Gli impianti per biometano, diversamente dagli impianti per biogas, producono metano che avrà le stesse caratteristiche di quello naturale estratto dal sottosuolo e, pertanto, altrettanto utilizzabile per autotrazione o altri usi domestici.

Gli impianti fotovoltaici, idroelettrici e biogas, per la loro stessa natura producono energia elettrica, i primi direttamente, i secondi per mezzo di cogeneratori (motori a combustione interna) che utilizzano il biogas come combustibile.
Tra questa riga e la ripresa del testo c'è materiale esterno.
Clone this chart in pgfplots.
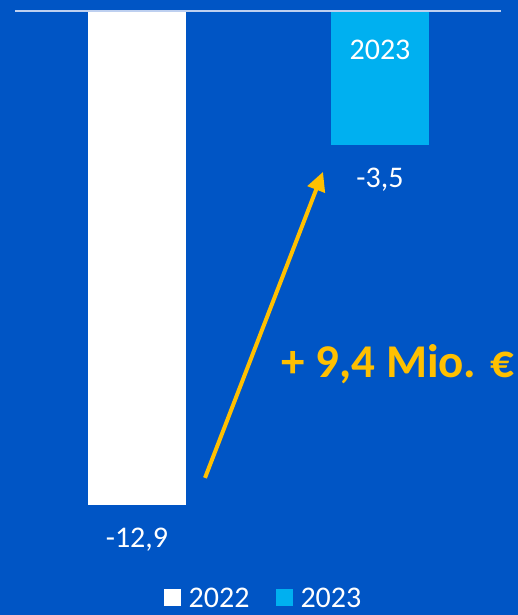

La quota dell’energia elettrica così prodotta viene immessa sul mercato e ad oggi non può, se non in piccolissima parte, essere usata per l’autotrazione a causa delle ancora presenti difficoltà come ad esempio:

  • Costi attuali troppo alti per produrre in serie una vettura elettrica;
  • Mancanza di batterie ad alta efficienza che permettano una giusta autonomia;
  • La mancanza della rete di impianti di ricarica;
  • Gli alti tempi di ricarica;
  • La ancora timida volontà dei costruttori di investire in modo massivo, sulla produzione di motori elettrici;
  • Politicamente il rischio di spostare in negativo il PIL dei paesi che estraggono combustibili fossili con conseguenze sulla stabilità degli stessi.
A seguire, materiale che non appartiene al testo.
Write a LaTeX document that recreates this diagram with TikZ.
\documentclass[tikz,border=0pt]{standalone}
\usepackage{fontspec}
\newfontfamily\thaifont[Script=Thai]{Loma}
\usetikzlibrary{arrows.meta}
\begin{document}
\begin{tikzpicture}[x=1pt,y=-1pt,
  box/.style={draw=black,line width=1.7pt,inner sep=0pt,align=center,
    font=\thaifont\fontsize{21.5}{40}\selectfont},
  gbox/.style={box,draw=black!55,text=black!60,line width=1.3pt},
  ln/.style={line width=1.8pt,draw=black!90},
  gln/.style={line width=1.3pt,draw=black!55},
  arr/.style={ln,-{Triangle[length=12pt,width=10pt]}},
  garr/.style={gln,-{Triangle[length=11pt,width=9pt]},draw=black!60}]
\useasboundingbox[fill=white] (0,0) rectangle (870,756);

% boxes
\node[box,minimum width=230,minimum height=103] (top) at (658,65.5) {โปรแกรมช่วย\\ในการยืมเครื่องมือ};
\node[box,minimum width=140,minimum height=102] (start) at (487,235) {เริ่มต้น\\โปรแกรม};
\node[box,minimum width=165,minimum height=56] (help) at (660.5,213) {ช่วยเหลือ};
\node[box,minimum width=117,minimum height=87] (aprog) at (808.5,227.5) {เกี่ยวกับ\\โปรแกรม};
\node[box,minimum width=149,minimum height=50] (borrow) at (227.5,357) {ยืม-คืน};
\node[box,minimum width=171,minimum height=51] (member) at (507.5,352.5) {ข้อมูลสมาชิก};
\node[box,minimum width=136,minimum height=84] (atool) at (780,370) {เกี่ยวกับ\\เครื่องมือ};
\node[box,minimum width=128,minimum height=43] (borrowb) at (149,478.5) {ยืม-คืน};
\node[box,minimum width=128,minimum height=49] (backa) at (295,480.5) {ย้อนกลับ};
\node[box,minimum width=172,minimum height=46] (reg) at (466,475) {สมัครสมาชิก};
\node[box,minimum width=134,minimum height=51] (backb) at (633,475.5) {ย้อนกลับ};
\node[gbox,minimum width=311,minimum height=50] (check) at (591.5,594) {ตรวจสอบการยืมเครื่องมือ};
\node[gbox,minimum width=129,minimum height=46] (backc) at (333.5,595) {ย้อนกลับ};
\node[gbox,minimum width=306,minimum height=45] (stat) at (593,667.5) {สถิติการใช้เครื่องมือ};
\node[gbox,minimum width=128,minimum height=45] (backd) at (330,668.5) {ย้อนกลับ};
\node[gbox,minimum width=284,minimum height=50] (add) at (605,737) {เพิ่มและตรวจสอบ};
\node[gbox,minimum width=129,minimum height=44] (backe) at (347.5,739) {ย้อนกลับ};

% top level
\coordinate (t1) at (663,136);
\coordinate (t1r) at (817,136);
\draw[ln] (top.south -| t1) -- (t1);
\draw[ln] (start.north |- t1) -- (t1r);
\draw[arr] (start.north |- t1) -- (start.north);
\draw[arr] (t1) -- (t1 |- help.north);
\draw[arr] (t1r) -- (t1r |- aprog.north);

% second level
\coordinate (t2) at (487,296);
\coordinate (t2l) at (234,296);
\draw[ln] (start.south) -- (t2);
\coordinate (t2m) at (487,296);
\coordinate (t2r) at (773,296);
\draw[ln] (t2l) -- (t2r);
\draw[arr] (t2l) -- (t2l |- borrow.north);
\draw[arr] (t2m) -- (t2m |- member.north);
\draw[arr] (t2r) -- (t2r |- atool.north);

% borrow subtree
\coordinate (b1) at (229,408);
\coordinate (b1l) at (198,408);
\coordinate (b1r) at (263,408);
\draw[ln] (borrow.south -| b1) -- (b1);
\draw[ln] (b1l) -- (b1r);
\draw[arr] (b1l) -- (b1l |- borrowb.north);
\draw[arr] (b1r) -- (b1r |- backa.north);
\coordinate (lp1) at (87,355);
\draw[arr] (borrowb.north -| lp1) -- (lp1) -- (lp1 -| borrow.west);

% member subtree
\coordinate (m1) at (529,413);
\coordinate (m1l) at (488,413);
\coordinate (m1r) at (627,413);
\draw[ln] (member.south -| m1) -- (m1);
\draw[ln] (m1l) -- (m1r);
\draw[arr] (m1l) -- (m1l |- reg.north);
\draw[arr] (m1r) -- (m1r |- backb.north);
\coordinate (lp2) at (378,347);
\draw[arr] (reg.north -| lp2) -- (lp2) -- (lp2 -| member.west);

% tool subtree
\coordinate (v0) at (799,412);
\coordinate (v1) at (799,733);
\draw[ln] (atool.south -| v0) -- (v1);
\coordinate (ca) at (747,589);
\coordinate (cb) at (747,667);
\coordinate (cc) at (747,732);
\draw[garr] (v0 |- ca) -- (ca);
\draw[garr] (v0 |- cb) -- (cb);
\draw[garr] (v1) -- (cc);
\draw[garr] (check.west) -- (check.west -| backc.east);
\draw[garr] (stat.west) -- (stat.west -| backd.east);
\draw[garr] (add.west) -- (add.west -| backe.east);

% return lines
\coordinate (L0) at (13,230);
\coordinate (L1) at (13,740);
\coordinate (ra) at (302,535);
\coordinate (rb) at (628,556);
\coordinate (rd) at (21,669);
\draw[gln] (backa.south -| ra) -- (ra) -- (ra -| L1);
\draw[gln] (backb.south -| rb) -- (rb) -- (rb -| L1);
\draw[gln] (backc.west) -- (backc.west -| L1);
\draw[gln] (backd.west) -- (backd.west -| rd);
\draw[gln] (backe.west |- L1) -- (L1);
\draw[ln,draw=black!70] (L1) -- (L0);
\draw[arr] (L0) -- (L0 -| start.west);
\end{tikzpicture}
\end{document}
Ecco che allora, in questa ottica, gli impianti a biometano contribuiscono a soddisfare le richieste di metano per autotrazione, producendolo utilizzando prodotti di risulta come alcuni reflui organici degli allevamenti animali, sottoprodotti alimentari e la FORSU, acronimo di Frazione Organica Rifiuto Secco Umido, il quale, altrimenti, finirebbero in centro di compostaggio per la produzione di compost (terra da vaso per agricoltura).
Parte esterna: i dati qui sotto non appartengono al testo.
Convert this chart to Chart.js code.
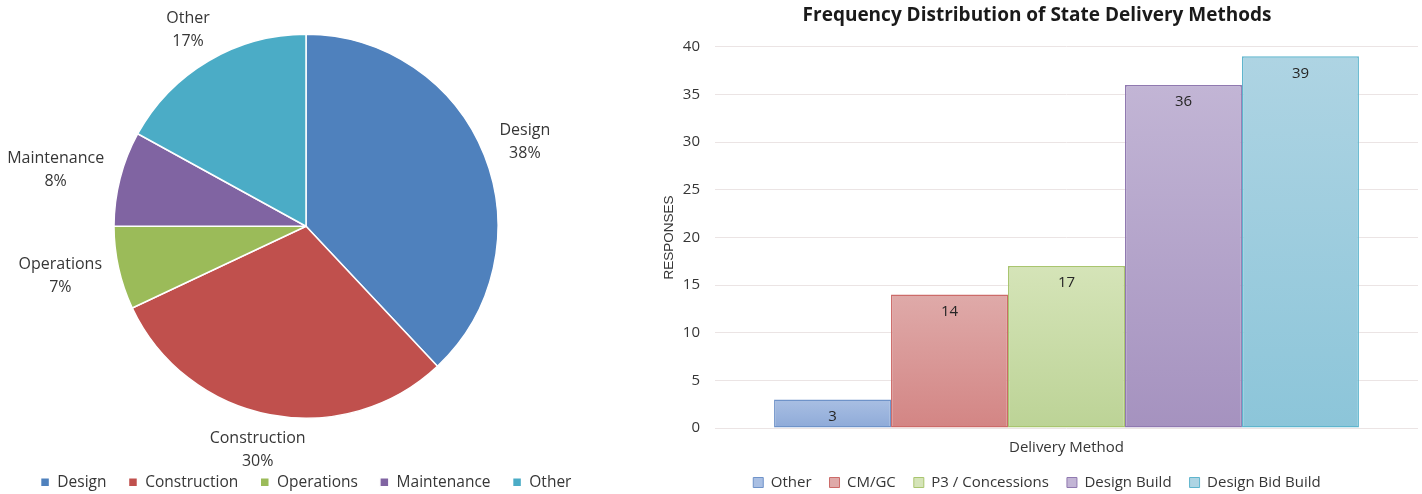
<!DOCTYPE html>
<html>
<head>
<meta charset="utf-8">
<script src="https://cdn.jsdelivr.net/npm/chart.js@4"></script>
<style>
  html, body { margin: 0; padding: 0; background: #fff; overflow: hidden; width: 1422px; height: 494px; }
  #pieBox { position: absolute; left: 0; top: 0; }
  #barBox { position: absolute; left: 640px; top: 0; }
</style>
</head>
<body>
<div id="pieBox"><canvas id="pieChart" width="620" height="500"></canvas></div>
<div id="barBox"><canvas id="barChart" width="792" height="500"></canvas></div>
<script>
// ---- pie : share by area ----
const pieLabels = ['Design', 'Construction', 'Operations', 'Maintenance', 'Other'];
const pieValues = [38, 30, 7, 8, 17];
const pieColors = ['#4f81bd', '#c0504d', '#9bbb59', '#8064a2', '#4bacc6'];

// ---- bars : delivery methods ----
const methodNames = ['Other', 'CM/GC', 'P3 / Concessions', 'Design Build', 'Design Bid Build'];
const methodCounts = [3, 14, 17, 36, 39];
const barTopColors = ['#a9bfe3', '#dfaaa9', '#d5e4b8', '#c2b5d5', '#aed4e3'];
const barBottomColors = ['#8eaad8', '#d38584', '#bcd396', '#a592bf', '#8cc5d9'];
const barEdgeColors = ['#6f93c9', '#cc6b69', '#a9c56f', '#9079b0', '#5fb5cd'];
const yMin = 0, yMax = 40, yStep = 5;

const textColor = '#363636';
const uiFont = '"Open Sans", "DejaVu Sans", sans-serif';

// labels outside each slice : name on top, percent below
const pieLabelPlugin = {
    id: 'pieLabels',
    afterDatasetsDraw(chart) {
        const ctx = chart.ctx;
        const arcs = chart.getDatasetMeta(0).data;
        const total = pieValues.reduce((a, b) => a + b, 0);
        ctx.save();
        ctx.font = '16px ' + uiFont;
        ctx.fillStyle = textColor;
        ctx.textAlign = 'center';
        ctx.textBaseline = 'middle';
        arcs.forEach((arc, i) => {
            const mid = (arc.startAngle + arc.endAngle) / 2;
            const cos = Math.cos(mid), sin = Math.sin(mid);
            const pct = Math.round(pieValues[i] / total * 100) + '%';
            const halfW = Math.max(ctx.measureText(pieLabels[i]).width, ctx.measureText(pct).width) / 2;
            const halfH = 18;
            const r = arc.outerRadius + 18;
            const x = arc.x + r * cos + halfW * cos;
            const y = arc.y + r * sin + halfH * sin;
            ctx.fillText(pieLabels[i], x, y - 11.5);
            ctx.fillText(pct, x, y + 11.5);
        });
        ctx.restore();
    }
};

new Chart(document.getElementById('pieChart'), {
    type: 'pie',
    data: {
        labels: pieLabels,
        datasets: [{
            data: pieValues,
            backgroundColor: pieColors,
            borderColor: '#ffffff',
            borderWidth: 1.5
        }]
    },
    options: {
        responsive: false,
        animation: false,
        radius: 192,
        layout: { padding: { left: 0, right: 8, top: 0, bottom: 0 } },
        plugins: {
            legend: {
                position: 'bottom',
                labels: {
                    boxWidth: 9,
                    boxHeight: 9,
                    padding: 22,
                    color: textColor,
                    font: { family: uiFont, size: 15.5 }
                }
            },
            tooltip: { enabled: false }
        }
    },
    plugins: [pieLabelPlugin]
});

// vertical gradient per bar, light at the top
function barFill(i) {
    return (context) => {
        const chart = context.chart;
        const yScale = chart.scales.y;
        if (!yScale || !chart.chartArea) return barTopColors[i];
        const yTop = yScale.getPixelForValue(methodCounts[i]);
        const yBase = yScale.getPixelForValue(0);
        const g = chart.ctx.createLinearGradient(0, yTop, 0, yBase);
        g.addColorStop(0, barTopColors[i]);
        g.addColorStop(1, barBottomColors[i]);
        return g;
    };
}

// value printed just under the top of each bar
const barValuePlugin = {
    id: 'barValues',
    afterDatasetsDraw(chart) {
        const ctx = chart.ctx;
        ctx.save();
        ctx.font = '15px ' + uiFont;
        ctx.fillStyle = '#262626';
        ctx.textAlign = 'center';
        ctx.textBaseline = 'middle';
        chart.data.datasets.forEach((ds, i) => {
            const bar = chart.getDatasetMeta(i).data[0];
            ctx.fillText(String(methodCounts[i]), bar.x, bar.y + 17);
        });
        ctx.restore();
    }
};

new Chart(document.getElementById('barChart'), {
    type: 'bar',
    data: {
        labels: ['Delivery Method'],
        datasets: methodNames.map((name, i) => ({
            label: name,
            data: [methodCounts[i]],
            backgroundColor: barFill(i),
            borderColor: barEdgeColors[i],
            borderWidth: 1.5,
            borderSkipped: false,
            barPercentage: 1,
            categoryPercentage: 0.832
        }))
    },
    options: {
        responsive: false,
        animation: false,
        layout: { padding: { left: 16, right: 14, top: 0, bottom: 0 } },
        scales: {
            x: {
                grid: { display: false, drawTicks: false },
                border: { display: false },
                ticks: { display: false },
                title: {
                    display: true,
                    text: 'Delivery Method',
                    color: textColor,
                    font: { family: uiFont, size: 15 },
                    padding: { top: 11, bottom: 0 }
                }
            },
            y: {
                min: yMin,
                max: yMax,
                // fixed width for the axis column (title + tick labels)
                afterFit: (scale) => { scale.width = 59; },
                grid: { color: '#ebe4e4', lineWidth: 1, drawTicks: false },
                border: { display: false },
                ticks: {
                    stepSize: yStep,
                    padding: 15,
                    color: textColor,
                    font: { family: uiFont, size: 15 }
                },
                title: {
                    display: true,
                    text: 'RESPONSES',
                    color: textColor,
                    font: { family: '"Liberation Sans", Arial, sans-serif', size: 13.5 },
                    padding: { top: 5, bottom: 8 }
                }
            }
        },
        plugins: {
            title: {
                display: true,
                text: 'Frequency Distribution of State Delivery Methods',
                color: '#1a1a1a',
                font: { family: uiFont, size: 19, weight: 'bold' },
                padding: { top: 4, bottom: 20 }
            },
            legend: {
                position: 'bottom',
                labels: {
                    boxWidth: 10,
                    boxHeight: 10,
                    padding: 18,
                    color: textColor,
                    font: { family: uiFont, size: 15 },
                    generateLabels: () => methodNames.map((name, i) => ({
                        text: name,
                        fillStyle: barTopColors[i],
                        strokeStyle: barEdgeColors[i],
                        lineWidth: 1,
                        fontColor: textColor,
                        hidden: false,
                        datasetIndex: i
                    }))
                }
            },
            tooltip: { enabled: false }
        }
    },
    plugins: [barValuePlugin]
});
</script>
</body>
</html>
La combustione diretta del biogas in motori a combustione interna per la produzione di energia elettrica, presenta tuttavia alcune criticità e comporta – non diversamente da ogni altro tipo di combustione – la produzione e la dispersione in ambiente di numerose sostanze chimiche. Alcune di queste sostanze sono particolarmente nocive per la salute umana, esponendo la popolazione residente in prossimità degli impianti a rischi non trascurabili.

Da circa 20 anni in Europa e in particolare in Svezia, si provvede a raffinare ulteriormente il biogas, in modo da ridurre drasticamente i componenti indesiderati (CO2, H2S, H2O) ed ottenere metano ad alto grado di purezza, compatibile con l’immissione nella rete di distribuzione del gas naturale e con l’uso per autotrazione.